「もしかすると、カルロス・ゴーン氏が述べていることは本当かもしれない」。そう思った人も数多くいたかもしれない。その時点でこの会見は勝ちである。もちろん、勝者はカルロス・ゴーン氏とその家族である。
日本時間の1月8日夜に行われた、2時間25分の長丁場の記者会見。筆者は、早回しも含め、2回半見て分析をした。さらに細かい分析をするために週末にあと2回ぐらい見直すだろう。各PR会社さんも行っているに違いない。
今回の会見から学ぶことは非常に多い。筆者も8日の深夜から分析活動をし、9日にはいくつかのクライアントさんにレポートを提出したほか、分析会議が行われた。
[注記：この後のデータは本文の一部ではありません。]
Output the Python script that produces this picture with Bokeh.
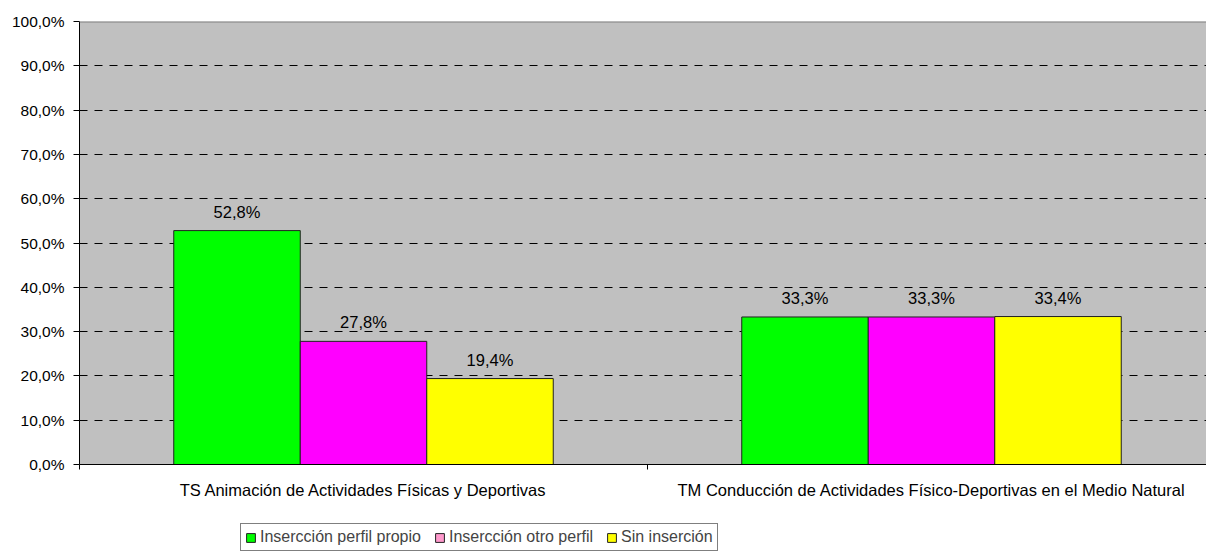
from bokeh.plotting import figure
from bokeh.models import (ColumnDataSource, FixedTicker, Legend, LegendItem, Span,
                          Range1d, BoxAnnotation)
from bokeh.core.properties import value
from bokeh.embed import file_html
from bokeh.resources import INLINE

categories = [
    "TS Animación de Actividades Físicas y Deportivas",
    "TM Conducción de Actividades Físico-Deportivas en el Medio Natural",
]
series = ["Insercción perfil propio", "Insercción otro perfil", "Sin inserción"]
propio = [52.8, 33.3]
otro = [27.8, 33.3]
sin_insercion = [19.4, 33.4]
y_ticks = [0, 10, 20, 30, 40, 50, 60, 70, 80, 90, 100]

values = [propio, otro, sin_insercion]
bar_colors = ["#00FF00", "#FF00FF", "#FFFF00"]
legend_colors = ["#00FF00", "#FF99CC", "#FFFF00"]

FONT = "Liberation Sans"
W, H = 1206, 551
FL, FT, FB = 79, 21, 464          # frame left / top, zero line in px
CAT_PX = 568                      # pixel width of one category
cat_pos = [1, 3]                  # category centres (each category spans 2 units)
cat_edges = [0, 2, 4]
bar_w = 2 * 126.5 / CAT_PX        # width of one bar in data units
offsets = [-bar_w, 0.0, bar_w]
px_per_unit = (FB - FT) / 100.0
y_start = -(H - FB) / px_per_unit


def fmt(v):
    return f"{v:.1f}".replace(".", ",") + "%"


p = figure(
    width=W, height=H,
    x_range=Range1d(0, 2 * (W - FL) / CAT_PX), y_range=Range1d(y_start, 100),
    output_backend="svg", toolbar_location=None, x_axis_location=None,
    min_border_left=FL, min_border_right=0, min_border_top=FT, min_border_bottom=0,
    background_fill_color="white", border_fill_color="white",
)
p.outline_line_color = None

# grey plot area (0..100), drawn beneath the grid
plot_area = BoxAnnotation(bottom=0, top=100, fill_color="#C0C0C0", fill_alpha=1.0,
                          line_color=None, level="underlay")
p.center = [plot_area] + list(p.center)

# grid
p.xgrid.visible = False
p.ygrid.ticker = FixedTicker(ticks=y_ticks[1:-1])
p.ygrid.grid_line_color = "black"
p.ygrid.grid_line_dash = "8 7"
p.ygrid.grid_line_width = 1

p.add_layout(Span(location=100, dimension="width", line_color="#808080", line_width=2))

# bars
for i, (vals, col) in enumerate(zip(values, bar_colors)):
    xs = [c + offsets[i] for c in cat_pos]
    src = ColumnDataSource(dict(x=xs, top=vals, lab=[fmt(v) for v in vals]))
    p.vbar(x="x", top="top", width=bar_w, source=src, fill_color=col,
           line_color="#222222", line_width=1)
    p.text(x="x", y="top", text="lab", source=src, text_align="center",
           text_baseline="bottom", y_offset=-10, text_font=value(FONT),
           text_font_size="16.5px", text_color="black")

# x axis line
p.add_layout(Span(location=0, dimension="width", line_color="black", line_width=1))

# category boundary ticks and category labels
tick_len = 5 / px_per_unit
p.segment(x0=cat_edges, x1=cat_edges, y0=[0] * 3, y1=[-tick_len] * 3,
          line_color="black", line_width=1, level="overlay")
p.text(x=cat_pos, y=[0, 0], text=categories, text_align="center",
       text_baseline="middle", y_offset=25, text_font=value(FONT),
       text_font_size="16.5px", text_color="black", level="overlay")

# y axis
ya = p.yaxis[0]
ya.bounds = (0, 100)
ya.ticker = FixedTicker(ticks=y_ticks)
ya.major_label_overrides = {t: fmt(t) for t in y_ticks}
ya.major_label_text_font = FONT
ya.major_label_text_font_size = "15.5px"
ya.major_label_text_color = "black"
ya.axis_line_color = "black"
ya.major_tick_line_color = "black"
ya.major_tick_out = 6
ya.major_tick_in = 0
ya.minor_tick_line_color = None
ya.major_label_standoff = 9

# legend (swatch-only renderers with no visible data)
nan = float("nan")
items = []
for s, c in zip(series, legend_colors):
    r = p.vbar(x=[nan], top=[nan], width=0.1, fill_color=c, line_color="#222222")
    items.append(LegendItem(label=s, renderers=[r]))
legend = Legend(items=items, orientation="horizontal", location=(161, 0),
                label_text_font=FONT, label_text_font_size="16px",
                glyph_width=11, glyph_height=11, label_height=16,
                label_standoff=4, spacing=13, padding=4, margin=0,
                border_line_color="black", border_line_width=1,
                background_fill_color="white", background_fill_alpha=1.0)
p.add_layout(legend, "center")

open("out.html", "w").write(file_html(p, INLINE))
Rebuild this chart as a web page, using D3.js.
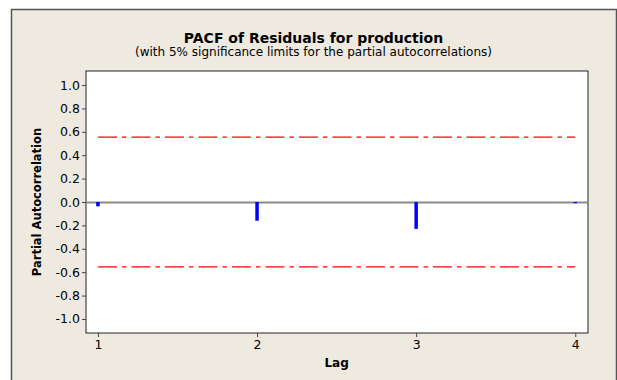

学ぶべきことが非常に多いのと、社長のプレゼンテーションの教科書としては見習うべきところが非常に多かったからである。ただし今回は、プレゼンテーション的視点は後回しにし、会見の内容だけに集中して分析をしてみたい。
筆者は、この事件の真実や行く末に関してはジャッジする立場にはないというスタンスである。それよりも気になるのは、今回の広報戦略だ。いくつかの企業の広報も非常に気にしていた。早速だが、ポイントを挙げていこう。